En échange, les engagements coréens sont multiples : levée de barrières non tarifaires, notamment dans le secteur automobile, où les modèles de voiture et pièces détachées américains bénéficieront d’une homologation directe et sans quota, intensification des importations de GNL (les États-Unis sont déjà le deuxième fournisseur de gaz de la Corée du Sud, mais loin derrière le Qatar).

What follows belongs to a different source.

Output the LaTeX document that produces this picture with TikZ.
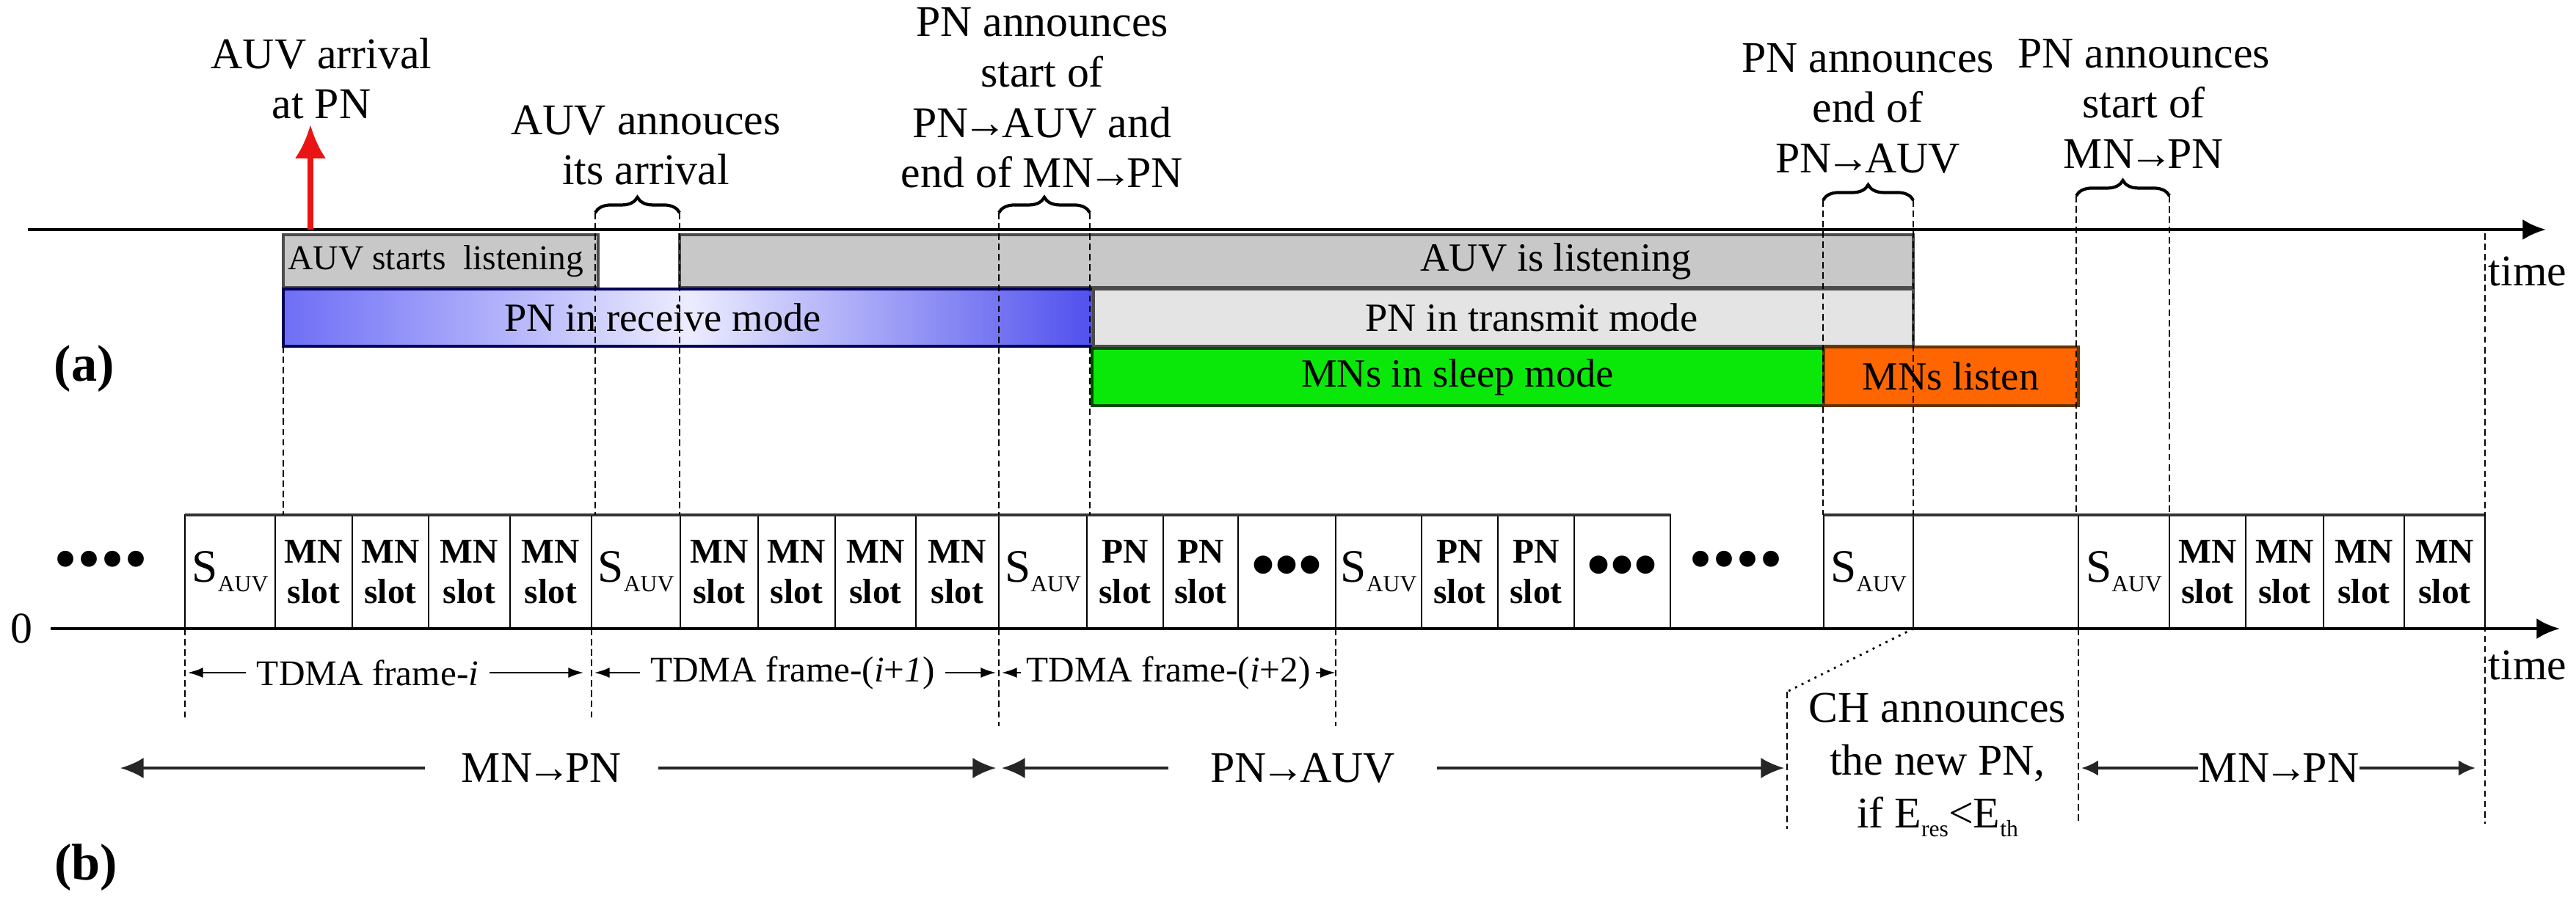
\documentclass[tikz,border=0pt]{standalone}
\usepackage{fontspec}
\setmainfont{Liberation Serif}
\usetikzlibrary{arrows.meta,decorations.pathreplacing}

\definecolor{listengray}{RGB}{200,200,200}
\definecolor{txgray}{RGB}{228,228,228}
\definecolor{rxblue}{RGB}{110,110,246}
\definecolor{rxblueend}{RGB}{80,80,238}
\definecolor{rxlight}{RGB}{236,236,255}
\definecolor{sleepgreen}{RGB}{10,232,10}
\definecolor{listenorange}{RGB}{255,102,0}
\definecolor{arrivalred}{RGB}{235,20,20}

\newcommand{\lowtxt}[1]{\raisebox{-0.45ex}{\fontsize{9}{9}\selectfont #1}}
\newcommand{\sauv}{\normalfont\fontsize{18}{18}\selectfont S\lowtxt{AUV}}
\newcommand{\mnslot}{MN\\slot}
\newcommand{\pnslot}{PN\\slot}
\newcommand{\slotdots}{\fontsize{26}{26}\selectfont •••}
\newcommand{\toarr}{\kern-0.12em→\kern-0.12em}

\begin{document}
\begin{tikzpicture}[x=0.01cm, y=0.01cm,
    annot/.style={font=\fontsize{17}{19.5}\selectfont, align=center, inner sep=0pt},
    bartext/.style={font=\fontsize{15.5}{18}\selectfont, inner sep=0pt},
    panel/.style={font=\fontsize{20}{24}\selectfont\bfseries, inner sep=0pt},
    slotcell/.style={draw, line width=0.6pt, inner sep=0pt, outer sep=0pt,
      minimum height=1.55cm, align=center,
      font=\fontsize{13.5}{15.5}\selectfont\bfseries},
    guide/.style={line width=0.6pt, dash pattern=on 2.5pt off 1.5pt},
    timeaxis/.style={line width=1.4pt, -{Latex[length=9pt,width=8pt]}},
    span/.style={decorate, decoration={brace, amplitude=6pt}, line width=1.2pt},
    framelabel/.style={font=\fontsize{14}{16}\selectfont, inner ysep=0pt, inner xsep=4pt},
    framearrow/.style={line width=0.8pt, -{Latex[length=6pt,width=4pt]}},
    phasearrow/.style={line width=1pt, black!85, -{Latex[length=9pt,width=8pt]}},
    dots/.style={font=\fontsize{26}{26}\selectfont, inner sep=0pt}]

\useasboundingbox (0,0) rectangle (3510,-1230);

% (a) the time line
\draw[timeaxis] (38,-313) -- (3469,-313);
\node[annot] (timea) at (3444,-370) {time};
\node[panel] (panela) at (115,-503) {(a)};

% bars
\filldraw[fill=listengray, draw=black!70, line width=0.9pt] (386,-320) rectangle (815,-392);
\filldraw[fill=listengray, draw=black!70, line width=0.9pt] (926,-320) rectangle (2607,-392);
\shadedraw[left color=rxblue, right color=rxblueend, middle color=rxlight,
  draw=blue!35!black, line width=0.9pt] (386,-394) rectangle (1490,-472);
\filldraw[fill=txgray, draw=black!70, line width=0.9pt] (1490,-394) rectangle (2607,-472);
\filldraw[fill=sleepgreen, draw=green!30!black, line width=0.9pt] (1488,-475) rectangle (2485,-553);
\filldraw[fill=listenorange, draw=orange!40!black, line width=0.9pt] (2485,-473) rectangle (2832,-553);

\node[bartext, anchor=west, font=\fontsize{13.5}{16}\selectfont] (startlisten) at (392,-356) {AUV starts\ \ listening};
\node[bartext] (listening) at (2120,-356) {AUV is listening};
\node[bartext] (receive) at (903,-433) {PN in receive mode};
\node[bartext] (transmit) at (2087,-433) {PN in transmit mode};
\node[bartext] (sleep) at (1986,-514) {MNs in sleep mode};
\node[bartext] (listen) at (2658,-513) {MNs listen};

% slots
\foreach \xa/\xb/\lbl [count=\i] in {
    252/375/\sauv, 375/480/\mnslot, 480/584/\mnslot, 584/695/\mnslot, 695/806/\mnslot,
    806/927/\sauv, 927/1033/\mnslot, 1033/1138/\mnslot, 1138/1248/\mnslot, 1248/1361/\mnslot,
    1361/1481/\sauv, 1481/1585/\pnslot, 1585/1687/\pnslot, 1687/1820/\slotdots,
    1820/1937/\sauv, 1937/2041/\pnslot, 2041/2145/\pnslot, 2145/2276/\slotdots,
    2485/2607/\sauv, 2607/2832/\relax, 2832/2956/\sauv, 2956/3060/\mnslot,
    3060/3166/\mnslot, 3166/3276/\mnslot, 3276/3386/\mnslot}
  \node[slotcell, minimum width={(\xb-\xa)*0.01cm}, anchor=south west] (slot\i) at (\xa,-857) {\lbl};
\draw[line width=1pt, black!80] (slot1.north west) -- (slot18.north east);
\draw[line width=1pt, black!80] (slot19.north west) -- (slot25.north east);

\node[dots] (dotsl) at (138,-772) {••••};
\node[dots] (dotsr) at (2365,-772) {••••};

% events above the time line
\node[annot, anchor=south] (arrival) at (438,-163) {AUV arrival\\at PN};
\node[annot, anchor=south] (announce) at (880,-253) {AUV annouces\\its arrival};
\node[annot, anchor=south] (switchtx) at (1420,-257) {PN announces\\start of\\PN\toarr AUV and\\end of MN\toarr PN};
\node[annot, anchor=south] (endtx) at (2545,-237) {PN announces\\end of\\PN\toarr AUV};
\node[annot, anchor=south] (startrx) at (2921,-230) {PN announces\\start of\\MN\toarr PN};

\coordinate (arrbase) at (423,-313);
\draw[arrivalred, line width=2pt, -{Latex[length=13pt,width=12pt]}, shorten >=2pt]
  (arrbase) -- (arrbase |- arrival.south);

\coordinate (brA1) at (811,-290);
\coordinate (brA2) at (926,-290);
\coordinate (brB1) at (1361,-290);
\coordinate (brB2) at (1485,-290);
\coordinate (brC1) at (2484,-273);
\coordinate (brC2) at (2607,-273);
\coordinate (brD1) at (2829,-267);
\coordinate (brD2) at (2956,-267);
\draw[span] (brA1) -- (brA2);
\draw[span] (brB1) -- (brB2);
\draw[span] (brC1) -- (brC2);
\draw[span] (brD1) -- (brD2);

% guide lines
\coordinate (rxstart) at (386,-472);
\draw[guide] (rxstart) -- (rxstart |- slot2.north);
\foreach \c in {brA1, brA2, brB1, brB2, brC1, brC2, brD1, brD2}
  \draw[guide] (\c) -- (\c |- slot1.north);
\draw[guide] (3386,-318) -- (3386,-1123);

% (b) the TDMA frames
\coordinate (origin) at (69,-857);
\draw[timeaxis] (origin) -- (3488,-857);
\node[annot, anchor=east] (zero) at (45,-857) {0};
\node[annot] (timeb) at (3444,-907) {time};
\node[panel] (panelb) at (117,-1183) {(b)};

\draw[guide] (slot1.south west) -- (slot1.south west |- 0,-980);
\draw[guide] (slot6.south west) -- (slot6.south west |- 0,-980);
\draw[guide] (slot11.south west) -- (slot11.south west |- 0,-990);
\draw[guide] (slot15.south west) -- (slot15.south west |- 0,-990);
\draw[guide] (slot21.south west) -- (slot21.south west |- 0,-1123);

\coordinate (fr0) at (slot1.south west |- 0,-917);
\coordinate (fr1) at (slot6.south west |- 0,-917);
\coordinate (fr2) at (slot11.south west |- 0,-917);
\coordinate (fr3) at (slot15.south west |- 0,-917);
\node[framelabel] (framei) at (501,-917) {TDMA frame-\textit{i}};
\node[framelabel] (frameii) at (1080,-917) {TDMA frame-(\textit{i}+\textit{1})};
\node[framelabel, inner xsep=2pt] (frameiii) at (1592,-917) {TDMA frame-(\textit{i}+2)};
\draw[framearrow, shorten >=1pt] (framei.west) -- (fr0);
\draw[framearrow, shorten >=3pt] (framei.east) -- (fr1);
\draw[framearrow, shorten >=1pt] (frameii.west) -- (fr1);
\draw[framearrow, shorten >=1pt] (frameii.east) -- (fr2);
\draw[framearrow, shorten >=1pt] (frameiii.west) -- (fr2);
\draw[framearrow, shorten >=0pt] (frameiii.east) -- (fr3);

% phases
\coordinate (ph0) at (164,-1047);
\coordinate (ph1) at (1357,-1047);
\coordinate (ph2) at (1365,-1047);
\coordinate (ph3) at (2431,-1047);
\coordinate (ph4) at (2836,-1047);
\coordinate (ph5) at (3373,-1047);
\node[annot, inner xsep=14pt] (mnpna) at (738,-1047) {MN\toarr PN};
\node[annot, inner xsep=16pt] (pnauv) at (1775,-1047) {PN\toarr AUV};
\node[annot] (mnpnb) at (3105,-1047) {MN\toarr PN};
\draw[phasearrow] (mnpna.west) -- (ph0);
\draw[phasearrow] (mnpna.east) -- (ph1);
\draw[phasearrow] (pnauv.west) -- (ph2);
\draw[phasearrow] (pnauv.east) -- (ph3);
\draw[phasearrow, -{Latex[length=6.5pt,width=6pt]}] (mnpnb.west) -- (ph4);
\draw[phasearrow, -{Latex[length=6.5pt,width=6pt]}] (mnpnb.east) -- (ph5);

% new PN election
\node[annot, font=\fontsize{17}{20.5}\selectfont] (chnote) at (2640,-1043)
  {CH announces\\the new PN,\\if E\lowtxt{res}<E\lowtxt{th}};
\coordinate (chtop) at (2435,-943);
\draw[line width=0.8pt, dotted] (slot19.south east) -- (chtop);
\draw[guide] (chtop) -- (chtop |- 0,-1130);

\end{tikzpicture}
\end{document}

La Corée prévoit également des achats de matériel de défense américain de l’ordre de 25 milliards de dollars d’ici 2030, et une enveloppe de soutien totalisant environ 33 milliards de dollars pour les forces américaines en Corée, un point très souvent mis en avant par Donald Trump.
Le pays s’est aussi engagé à investir 350 milliards de dollars aux États-Unis (200 milliards en numéraire et 150 milliards en investissements) dans la coopération pour la construction navale, incluant la construction de sous-marins nucléaires. Cette coopération est cruciale, car les États-Unis ont besoin des compétences et des capacités de production coréennes pour relancer leur secteur de la construction navale, surtout s’ils souhaitent augmenter leurs exportations d’hydrocarbures, les chantiers coréens étant spécialisés dans la production de tankers.
Six mois après son élection, le président Lee s’est donc déjà attelé à ses chantiers prioritaires, avec certains succès, et bénéficie pour l’instant de la confiance des marchés. Il hérite toutefois d’un pays fracturé avec des défis structurels énormes qui viennent questionner le modèle de développement coréen. Évolution de la gouvernance des entreprises pour sortir du capitalisme familial, répartition des gains de la croissance, dépendance au commerce extérieur, positionnement géopolitique entre la Chine et les États-Unis : tous ces sujets supposent des choix stratégiques clairs, alors même que l’opinion publique reste très clivée, notamment sur les relations internationales. Enfin, n’oublions pas que ces choix se posent alors que la Corée du Sud traverse une crise démographique aiguë, dont les racines sont profondes et multiples (place de la femme et des jeunes dans la société, accès au logement, au marché du travail et aux études supérieures). Alors que la population pourrait avoir diminué de moitié d’ici 2100, l’enjeu des autorités sera donc de réussir à composer avec cette nouvelle donne démographique, en tentant au mieux de l’infléchir, et au pire de s’y adapter.